>> Start RECORDS FOR THIS TASK

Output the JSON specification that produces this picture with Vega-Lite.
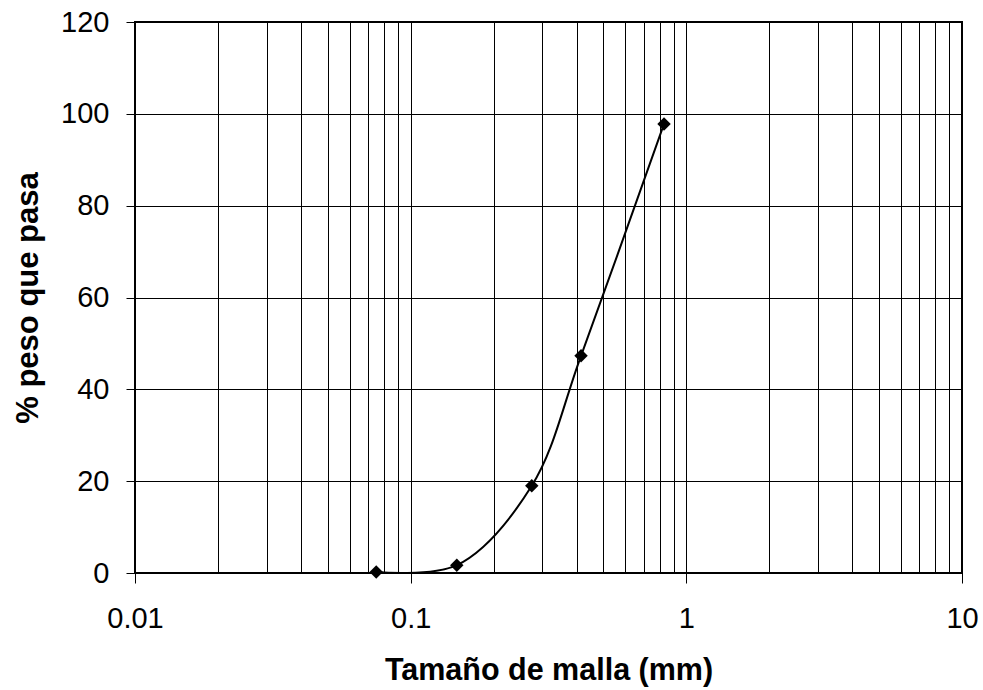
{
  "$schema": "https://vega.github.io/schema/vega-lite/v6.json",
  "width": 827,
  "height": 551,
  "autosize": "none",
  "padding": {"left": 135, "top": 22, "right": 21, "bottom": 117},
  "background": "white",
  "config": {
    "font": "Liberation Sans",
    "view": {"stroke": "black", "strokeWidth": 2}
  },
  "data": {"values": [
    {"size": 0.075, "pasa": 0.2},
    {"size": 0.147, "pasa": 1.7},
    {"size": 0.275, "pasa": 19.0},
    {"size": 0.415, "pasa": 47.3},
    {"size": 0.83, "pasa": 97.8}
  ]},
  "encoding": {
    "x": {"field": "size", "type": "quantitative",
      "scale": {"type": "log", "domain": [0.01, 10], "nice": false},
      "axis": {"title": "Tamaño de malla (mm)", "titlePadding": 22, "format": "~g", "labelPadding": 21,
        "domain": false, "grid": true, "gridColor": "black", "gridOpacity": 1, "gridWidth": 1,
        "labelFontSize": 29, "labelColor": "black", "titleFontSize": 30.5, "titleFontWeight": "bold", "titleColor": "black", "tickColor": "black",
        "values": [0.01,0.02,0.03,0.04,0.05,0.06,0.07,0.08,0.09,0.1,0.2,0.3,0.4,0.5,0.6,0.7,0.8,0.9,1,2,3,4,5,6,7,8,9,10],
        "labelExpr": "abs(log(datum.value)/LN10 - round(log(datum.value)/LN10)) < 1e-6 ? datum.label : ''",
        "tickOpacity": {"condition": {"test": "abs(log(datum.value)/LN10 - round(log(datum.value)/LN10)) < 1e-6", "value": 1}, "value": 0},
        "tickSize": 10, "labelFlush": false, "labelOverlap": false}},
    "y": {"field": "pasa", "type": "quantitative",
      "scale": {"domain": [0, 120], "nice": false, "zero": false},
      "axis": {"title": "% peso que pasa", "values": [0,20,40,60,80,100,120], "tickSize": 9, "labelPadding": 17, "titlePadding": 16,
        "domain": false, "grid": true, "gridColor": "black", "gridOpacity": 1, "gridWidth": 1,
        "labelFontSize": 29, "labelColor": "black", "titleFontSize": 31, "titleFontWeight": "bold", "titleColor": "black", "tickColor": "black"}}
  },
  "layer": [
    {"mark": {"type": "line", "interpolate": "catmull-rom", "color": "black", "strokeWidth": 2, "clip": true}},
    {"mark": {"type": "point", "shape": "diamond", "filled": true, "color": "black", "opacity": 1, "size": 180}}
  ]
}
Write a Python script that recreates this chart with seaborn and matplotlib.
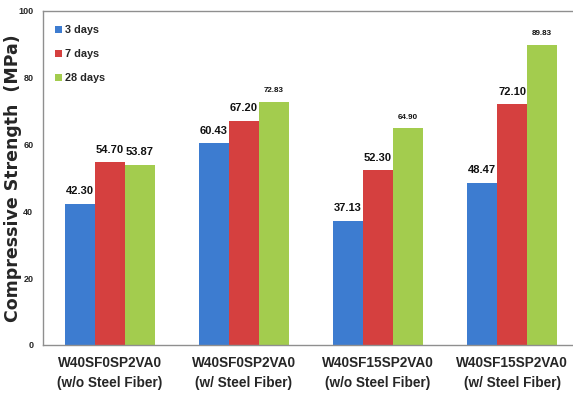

>> End RECORDS FOR THIS TASK

● **WHAT YOU WILL DO**
Your task is to copy the entries in full and exactly, without any images.

● **ANSWER TO THIS TASK**
Output the JSON specification that produces this picture with Vega-Lite.
{
  "$schema": "https://vega.github.io/schema/vega-lite/v6.json",
  "width": 827,
  "height": 551,
  "autosize": "none",
  "padding": {"left": 135, "top": 22, "right": 21, "bottom": 117},
  "background": "white",
  "config": {
    "font": "Liberation Sans",
    "view": {"stroke": "black", "strokeWidth": 2}
  },
  "data": {"values": [
    {"size": 0.075, "pasa": 0.2},
    {"size": 0.147, "pasa": 1.7},
    {"size": 0.275, "pasa": 19.0},
    {"size": 0.415, "pasa": 47.3},
    {"size": 0.83, "pasa": 97.8}
  ]},
  "encoding": {
    "x": {"field": "size", "type": "quantitative",
      "scale": {"type": "log", "domain": [0.01, 10], "nice": false},
      "axis": {"title": "Tamaño de malla (mm)", "titlePadding": 22, "format": "~g", "labelPadding": 21,
        "domain": false, "grid": true, "gridColor": "black", "gridOpacity": 1, "gridWidth": 1,
        "labelFontSize": 29, "labelColor": "black", "titleFontSize": 30.5, "titleFontWeight": "bold", "titleColor": "black", "tickColor": "black",
        "values": [0.01,0.02,0.03,0.04,0.05,0.06,0.07,0.08,0.09,0.1,0.2,0.3,0.4,0.5,0.6,0.7,0.8,0.9,1,2,3,4,5,6,7,8,9,10],
        "labelExpr": "abs(log(datum.value)/LN10 - round(log(datum.value)/LN10)) < 1e-6 ? datum.label : ''",
        "tickOpacity": {"condition": {"test": "abs(log(datum.value)/LN10 - round(log(datum.value)/LN10)) < 1e-6", "value": 1}, "value": 0},
        "tickSize": 10, "labelFlush": false, "labelOverlap": false}},
    "y": {"field": "pasa", "type": "quantitative",
      "scale": {"domain": [0, 120], "nice": false, "zero": false},
      "axis": {"title": "% peso que pasa", "values": [0,20,40,60,80,100,120], "tickSize": 9, "labelPadding": 17, "titlePadding": 16,
        "domain": false, "grid": true, "gridColor": "black", "gridOpacity": 1, "gridWidth": 1,
        "labelFontSize": 29, "labelColor": "black", "titleFontSize": 31, "titleFontWeight": "bold", "titleColor": "black", "tickColor": "black"}}
  },
  "layer": [
    {"mark": {"type": "line", "interpolate": "catmull-rom", "color": "black", "strokeWidth": 2, "clip": true}},
    {"mark": {"type": "point", "shape": "diamond", "filled": true, "color": "black", "opacity": 1, "size": 180}}
  ]
}
Write a Python script that recreates this chart with seaborn and matplotlib.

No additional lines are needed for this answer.